Under the new amended Act, poachers (illegal hunters) caught will be sentenced to pro-longed jail terms ranging up to 20 years. While fines will be increased from the current UGX 1 million (USD250) to UGX 200m (USD$60,000)
Stiffer punishments also await those involved in the illegal trade of wildlife products. The Investigator has learnt that under the proposed new wildlife Act any vehicle or cars used in transportation of ivory or wildlife products and any house or building used to keep or store the contraband will be surrendered to the state. Tourism State Minister Godfrey Ssubi Kiwanda acknowledged that the current Act needs amendment to address the poachers.
While meeting district leaders and parliamentarians from districts boarding the Murchison Falls National Park of Masindi, Nwoya, Kiryadongo, Bullisa, Nebbi and Oyam Kiwanda urged the leaders to engage their communities in desisting from poaching and encroaching on gazette park lands.
“As government plans to engage the surrounding park communities into better livelihoods and economic well being, we appeal that you (leaders) talk to them to desist from poaching,” said Kiwanda.
The leaders who included; Buliisa MP Stephen Mukitale Birahwa, Masindi Woman MP Jalia Bintu, Ongiertho Emmanuel (Jonam MP), Byahuka Geofrey Matongo the Bullisa district Vice chairperson and Simon Agaba Kinene the Buliisa district chairperson urged government to improve on the insfrastructure with and outside the parks so as to engage the locals better.
Tourism State Minister Kiwanda appealed to the leaders to sweet-talk the communities to reveal where they get their snares and poaching gears. “We are ready for peace talks. Lets engage the small scale industries making these traps, help us,” said Kiwanda.
UWA boss Dr. Andrew Seguya noted the in three years they (UWA) had seized over 7 tons of snares from poachers in Murchison Falls National Park alone.
“We have over seven tones of illegal gear used to trap wild animals in the park. We shall dispose them off as scrap to metal recycling. Others like wires that cannot be recycled will be cut into small pieces and buried,” said Seguya.

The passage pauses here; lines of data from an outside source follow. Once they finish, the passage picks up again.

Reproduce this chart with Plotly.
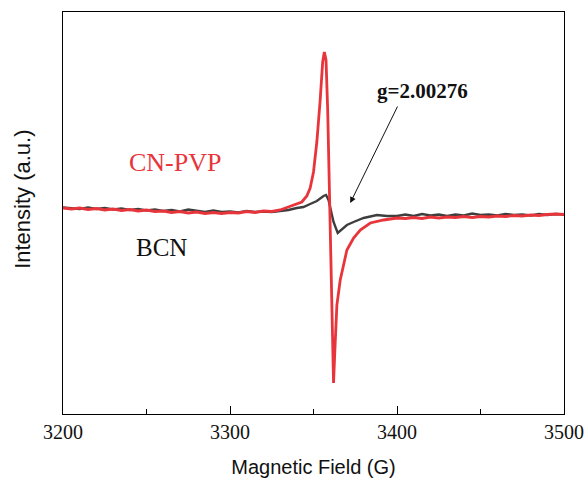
import plotly.graph_objects as go

# ---- data ----
field_base_left = [3200, 3205, 3210, 3215, 3220, 3225, 3230, 3235, 3240, 3245, 3250,
                   3255, 3260, 3265, 3270, 3275, 3280, 3285, 3290, 3295, 3300, 3305,
                   3310, 3315, 3320, 3325]

cnpvp_left = [2, 1, 2, 0.5, 1.5, 0, 1, -0.5, 0.5, -1, 0, -1.5, -1, -2.5, -1.5, -3,
              -2, -3.5, -2.5, -3.5, -2.5, -3, -1.5, -2.5, -1, -1.5]
bcn_left = [2.5, 2, 1, 2.5, 1, 2, 0.5, 1.5, 0, 1, -0.5, 0.5, -1, 0, -1.5, 0.5,
            -1, -2, -0.5, -2, -1.5, -2.5, -1, -2, -1.5, -2]

cnpvp_mid_field = [3330, 3335, 3340, 3343, 3346, 3348, 3350, 3352, 3354, 3355.5,
                   3356.5, 3357.5, 3358.5, 3359.5, 3360.5, 3361.5, 3362, 3362.8,
                   3364, 3366, 3368, 3370, 3374, 3378, 3384, 3392, 3400]
cnpvp_mid = [0, 3, 6, 8, 14, 22, 38, 68, 110, 148, 158, 150, 100, 30, -50, -140,
             -173, -140, -95, -70, -55, -40, -28, -20, -13, -10, -8]

bcn_mid_field = [3330, 3335, 3340, 3344, 3348, 3352, 3356, 3357.5, 3359, 3360.5,
                 3362, 3364.5, 3367, 3370, 3374, 3380, 3388, 3394, 3400]
bcn_mid = [-1, 0, 2, 3, 6, 9, 14, 15, 10, 0, -12, -23, -19, -15, -12, -8, -5, -6, -6]

field_base_right = [3405, 3410, 3415, 3420, 3425, 3430, 3435, 3440, 3445, 3450,
                    3455, 3460, 3465, 3470, 3475, 3480, 3485, 3490, 3495, 3500]
cnpvp_right = [-8.5, -7.5, -8.5, -7, -8, -7, -7.5, -6.5, -7.5, -6.5, -7, -6, -6.5,
               -5.5, -6, -5, -5.5, -4.5, -4, -4.5]
bcn_right = [-4.5, -6, -4, -5.5, -4.5, -6, -4.5, -5.5, -3.5, -5, -4.5, -5.5, -4,
             -5, -4.5, -5.5, -4, -5, -4, -4.5]

x_ticks = [3200, 3300, 3400, 3500]
x_tick_labels = ["3200", "3300", "3400", "3500"]

# ---- assemble series ----
cnpvp_x = field_base_left + cnpvp_mid_field + field_base_right
cnpvp_y = cnpvp_left + cnpvp_mid + cnpvp_right
bcn_x = field_base_left + bcn_mid_field + field_base_right
bcn_y = bcn_left + bcn_mid + bcn_right

RED = "#E8353B"
DARK = "#3E3E3E"
SERIF = "Liberation Serif, Times New Roman, serif"
SANS = "Liberation Sans, Arial, sans-serif"

fig = go.Figure()
fig.add_trace(go.Scatter(x=bcn_x, y=bcn_y, mode="lines", name="BCN",
                         line=dict(color=DARK, width=2.4)))
fig.add_trace(go.Scatter(x=cnpvp_x, y=cnpvp_y, mode="lines", name="CN-PVP",
                         line=dict(color=RED, width=2.8)))

fig.add_annotation(x=3267, y=48, text="CN-PVP", showarrow=False,
                   font=dict(family=SERIF, size=26, color=RED))
fig.add_annotation(x=3259, y=-37, text="BCN", showarrow=False,
                   font=dict(family=SERIF, size=25, color="#111111"))
fig.add_annotation(x=3415, y=119, text="<b>g=2.00276</b>", showarrow=False,
                   font=dict(family=SERIF, size=21, color="#111111"))
fig.add_annotation(x=3372, y=7, ax=48, ay=-98, axref="pixel", ayref="pixel",
                   text="", showarrow=True, arrowhead=2, arrowsize=1.2,
                   arrowwidth=1, arrowcolor="#111111")
# y-axis title placed like the reference (slightly above the plot centre)
fig.add_annotation(xref="paper", yref="paper", x=-0.08, y=0.535,
                   xanchor="center", yanchor="middle", textangle=-90,
                   text="Intensity (a.u.)", showarrow=False,
                   font=dict(family=SANS, size=22, color="#111111"))

fig.update_layout(
    width=586, height=478,
    margin=dict(l=63, r=22, t=12, b=64),
    paper_bgcolor="white", plot_bgcolor="white",
    showlegend=False,
    xaxis=dict(
        range=[3200, 3500], tickvals=x_ticks, ticktext=x_tick_labels,
        automargin=False,
        ticks="inside", ticklen=8, tickwidth=1, tickcolor="black",
        minor=dict(dtick=50, ticks="inside", ticklen=5, tickcolor="black", tick0=3200),
        showline=True, linecolor="black", linewidth=1.2, mirror=True,
        showgrid=False, zeroline=False,
        tickfont=dict(family=SERIF, size=20, color="#111111"),
        title=dict(text="Magnetic Field (G)", standoff=17,
                   font=dict(family=SANS, size=20, color="#111111")),
    ),
    yaxis=dict(
        range=[-204, 198], showticklabels=False, ticks="",
        automargin=False,
        showline=True, linecolor="black", linewidth=1.2, mirror=True,
        showgrid=False, zeroline=False,
    ),
)

fig.write_html("out.html", config={"displayModeBar": False},
               post_script="document.body.style.margin='0';document.body.style.overflow='hidden';")
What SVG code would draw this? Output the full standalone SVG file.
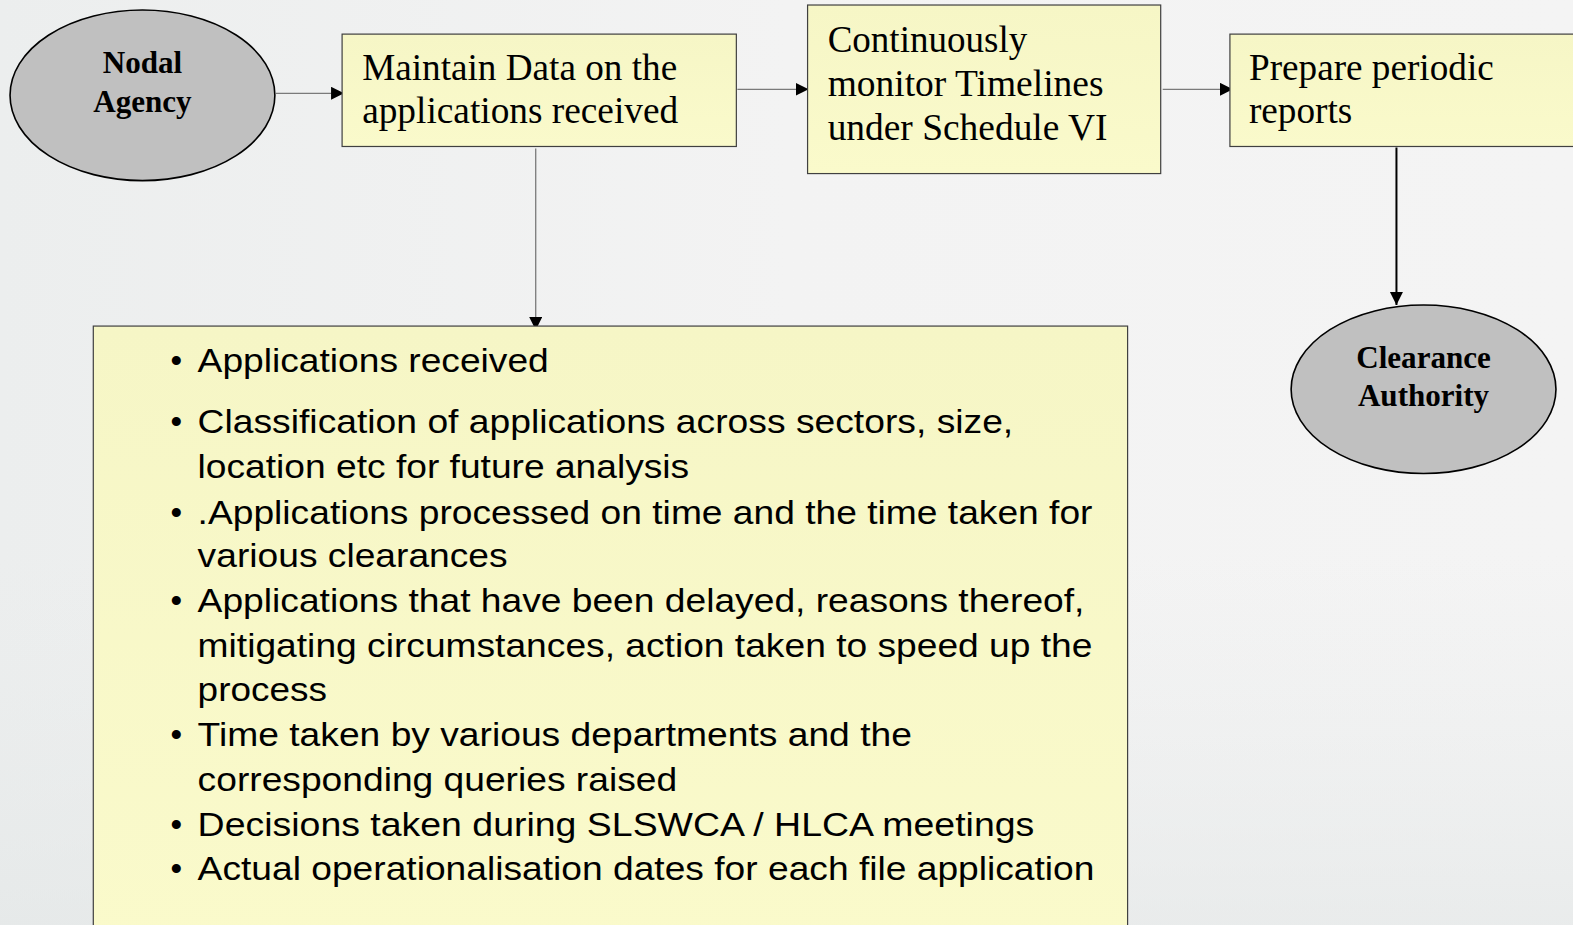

He said the confiscation of such a huge volume of poaching gear had led to the reduction of illegal killing of wild animals in the park.
UWA assistant director, Murchison Falls Conservation Area, Tom Obong Okello said after the procurement process has been cleared the seized gears will be escorted to the recycling plants in Jinja by UWA guards to avoid them sneaking back into the community hands.